===== Dataset excerpt =====

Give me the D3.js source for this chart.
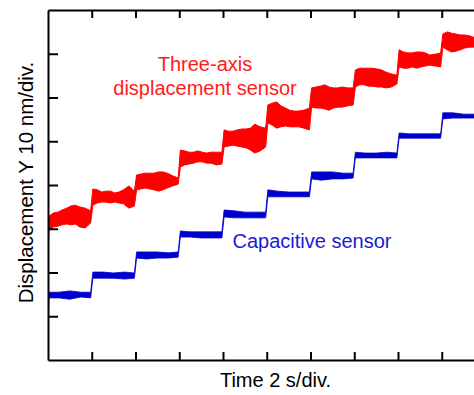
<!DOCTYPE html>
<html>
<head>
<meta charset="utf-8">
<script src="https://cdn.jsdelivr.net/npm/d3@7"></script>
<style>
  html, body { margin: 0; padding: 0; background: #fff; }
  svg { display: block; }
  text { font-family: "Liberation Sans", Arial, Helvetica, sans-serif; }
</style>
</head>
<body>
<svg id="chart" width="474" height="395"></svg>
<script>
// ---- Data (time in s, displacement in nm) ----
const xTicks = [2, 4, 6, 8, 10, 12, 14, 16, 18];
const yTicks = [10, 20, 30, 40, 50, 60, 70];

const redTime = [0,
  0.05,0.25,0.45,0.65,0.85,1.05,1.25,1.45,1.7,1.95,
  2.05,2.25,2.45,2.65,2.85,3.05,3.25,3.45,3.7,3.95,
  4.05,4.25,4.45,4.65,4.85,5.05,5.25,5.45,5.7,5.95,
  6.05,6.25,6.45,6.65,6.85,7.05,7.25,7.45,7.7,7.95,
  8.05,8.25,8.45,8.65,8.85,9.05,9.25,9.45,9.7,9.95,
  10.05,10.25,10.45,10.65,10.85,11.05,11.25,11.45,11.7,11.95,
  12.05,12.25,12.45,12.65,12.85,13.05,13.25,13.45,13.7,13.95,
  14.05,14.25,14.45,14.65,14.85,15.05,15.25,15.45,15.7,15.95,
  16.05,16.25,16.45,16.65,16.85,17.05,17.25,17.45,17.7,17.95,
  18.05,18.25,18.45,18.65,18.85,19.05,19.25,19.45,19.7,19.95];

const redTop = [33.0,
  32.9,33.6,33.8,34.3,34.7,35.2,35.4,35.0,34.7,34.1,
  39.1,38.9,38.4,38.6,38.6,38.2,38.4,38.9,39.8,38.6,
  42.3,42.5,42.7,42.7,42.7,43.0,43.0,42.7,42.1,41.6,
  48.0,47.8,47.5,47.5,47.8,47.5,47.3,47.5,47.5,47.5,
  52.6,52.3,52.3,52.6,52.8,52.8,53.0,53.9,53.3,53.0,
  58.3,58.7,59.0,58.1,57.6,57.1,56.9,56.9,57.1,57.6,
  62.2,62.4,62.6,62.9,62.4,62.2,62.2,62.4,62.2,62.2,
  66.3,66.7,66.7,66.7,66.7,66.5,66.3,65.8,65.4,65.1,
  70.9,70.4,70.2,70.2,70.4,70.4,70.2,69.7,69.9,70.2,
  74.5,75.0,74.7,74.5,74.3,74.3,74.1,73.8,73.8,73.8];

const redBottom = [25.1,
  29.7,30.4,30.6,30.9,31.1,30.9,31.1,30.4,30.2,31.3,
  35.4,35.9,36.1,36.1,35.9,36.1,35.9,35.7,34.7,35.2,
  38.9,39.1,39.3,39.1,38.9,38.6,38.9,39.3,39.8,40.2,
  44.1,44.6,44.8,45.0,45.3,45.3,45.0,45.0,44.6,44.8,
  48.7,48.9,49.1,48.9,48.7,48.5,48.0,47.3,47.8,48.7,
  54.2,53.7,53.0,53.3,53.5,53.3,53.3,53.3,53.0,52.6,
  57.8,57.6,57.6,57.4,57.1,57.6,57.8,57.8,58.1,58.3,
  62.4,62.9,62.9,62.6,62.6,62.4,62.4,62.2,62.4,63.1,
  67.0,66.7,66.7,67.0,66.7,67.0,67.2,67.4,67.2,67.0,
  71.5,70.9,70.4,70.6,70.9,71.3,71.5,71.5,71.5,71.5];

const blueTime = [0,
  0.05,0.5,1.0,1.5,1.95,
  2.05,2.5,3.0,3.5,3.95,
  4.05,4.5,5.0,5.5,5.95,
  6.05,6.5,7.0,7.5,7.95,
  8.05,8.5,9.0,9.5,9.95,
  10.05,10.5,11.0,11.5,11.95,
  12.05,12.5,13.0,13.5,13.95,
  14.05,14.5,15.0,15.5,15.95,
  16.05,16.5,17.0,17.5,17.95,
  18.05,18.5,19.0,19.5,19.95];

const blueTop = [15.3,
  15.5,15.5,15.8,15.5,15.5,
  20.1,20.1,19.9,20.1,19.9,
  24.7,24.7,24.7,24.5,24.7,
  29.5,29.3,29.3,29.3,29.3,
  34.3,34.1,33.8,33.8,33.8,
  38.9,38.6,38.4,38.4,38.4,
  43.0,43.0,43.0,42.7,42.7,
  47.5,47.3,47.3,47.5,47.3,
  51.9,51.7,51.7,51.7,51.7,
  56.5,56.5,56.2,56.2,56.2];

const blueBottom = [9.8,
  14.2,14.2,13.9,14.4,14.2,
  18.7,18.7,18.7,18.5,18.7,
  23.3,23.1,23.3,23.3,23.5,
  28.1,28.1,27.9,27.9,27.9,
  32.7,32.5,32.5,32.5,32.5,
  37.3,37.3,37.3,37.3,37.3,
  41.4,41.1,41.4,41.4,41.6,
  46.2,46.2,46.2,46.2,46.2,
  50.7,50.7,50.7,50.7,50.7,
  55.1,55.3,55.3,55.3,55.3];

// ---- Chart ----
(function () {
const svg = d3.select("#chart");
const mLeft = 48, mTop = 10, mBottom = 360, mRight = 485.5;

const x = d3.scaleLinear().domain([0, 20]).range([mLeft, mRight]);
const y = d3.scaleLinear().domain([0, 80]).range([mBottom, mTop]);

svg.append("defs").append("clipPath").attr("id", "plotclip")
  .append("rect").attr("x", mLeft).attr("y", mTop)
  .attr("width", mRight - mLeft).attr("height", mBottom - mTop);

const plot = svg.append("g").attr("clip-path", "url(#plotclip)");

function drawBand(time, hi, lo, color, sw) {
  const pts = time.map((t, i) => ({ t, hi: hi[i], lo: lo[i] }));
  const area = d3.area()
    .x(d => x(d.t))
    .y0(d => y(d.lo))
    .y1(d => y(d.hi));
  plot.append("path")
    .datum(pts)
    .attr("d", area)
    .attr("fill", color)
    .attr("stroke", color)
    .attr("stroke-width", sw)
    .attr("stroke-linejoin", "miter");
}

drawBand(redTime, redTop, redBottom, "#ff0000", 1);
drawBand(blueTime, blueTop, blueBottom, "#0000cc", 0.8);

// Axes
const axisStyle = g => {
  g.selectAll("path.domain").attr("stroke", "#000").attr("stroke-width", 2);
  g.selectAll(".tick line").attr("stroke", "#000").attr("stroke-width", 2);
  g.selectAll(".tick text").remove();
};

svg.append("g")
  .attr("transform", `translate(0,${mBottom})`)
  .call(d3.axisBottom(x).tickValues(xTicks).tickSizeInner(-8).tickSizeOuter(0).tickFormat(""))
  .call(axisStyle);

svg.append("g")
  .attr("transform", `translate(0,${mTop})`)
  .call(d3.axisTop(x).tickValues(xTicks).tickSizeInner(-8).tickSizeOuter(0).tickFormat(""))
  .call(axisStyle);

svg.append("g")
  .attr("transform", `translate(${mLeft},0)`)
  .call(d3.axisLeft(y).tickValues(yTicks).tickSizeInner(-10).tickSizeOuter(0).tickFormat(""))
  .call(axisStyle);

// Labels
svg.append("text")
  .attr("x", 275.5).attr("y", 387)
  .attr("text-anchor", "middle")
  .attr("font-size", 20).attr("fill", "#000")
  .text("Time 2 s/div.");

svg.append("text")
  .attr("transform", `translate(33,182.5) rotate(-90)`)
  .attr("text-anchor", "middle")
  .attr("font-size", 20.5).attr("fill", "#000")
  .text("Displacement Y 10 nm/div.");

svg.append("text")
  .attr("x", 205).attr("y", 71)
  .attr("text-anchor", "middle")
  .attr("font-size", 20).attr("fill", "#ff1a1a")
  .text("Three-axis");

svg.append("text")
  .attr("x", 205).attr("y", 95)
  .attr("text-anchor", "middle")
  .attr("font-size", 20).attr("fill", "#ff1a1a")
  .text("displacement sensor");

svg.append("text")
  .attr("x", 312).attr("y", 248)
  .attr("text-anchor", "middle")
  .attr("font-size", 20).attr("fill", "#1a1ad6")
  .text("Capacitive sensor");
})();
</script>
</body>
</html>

=====

** Job **
Return the material line for line, from its beginning to the line that contains "const yTicks = [10, 20, 30, 40, 50, 60, 70];", with the pictures left out.

** Task response **
Give me the D3.js source for this chart.
<!DOCTYPE html>
<html>
<head>
<meta charset="utf-8">
<script src="https://cdn.jsdelivr.net/npm/d3@7"></script>
<style>
  html, body { margin: 0; padding: 0; background: #fff; }
  svg { display: block; }
  text { font-family: "Liberation Sans", Arial, Helvetica, sans-serif; }
</style>
</head>
<body>
<svg id="chart" width="474" height="395"></svg>
<script>
// ---- Data (time in s, displacement in nm) ----
const xTicks = [2, 4, 6, 8, 10, 12, 14, 16, 18];
const yTicks = [10, 20, 30, 40, 50, 60, 70];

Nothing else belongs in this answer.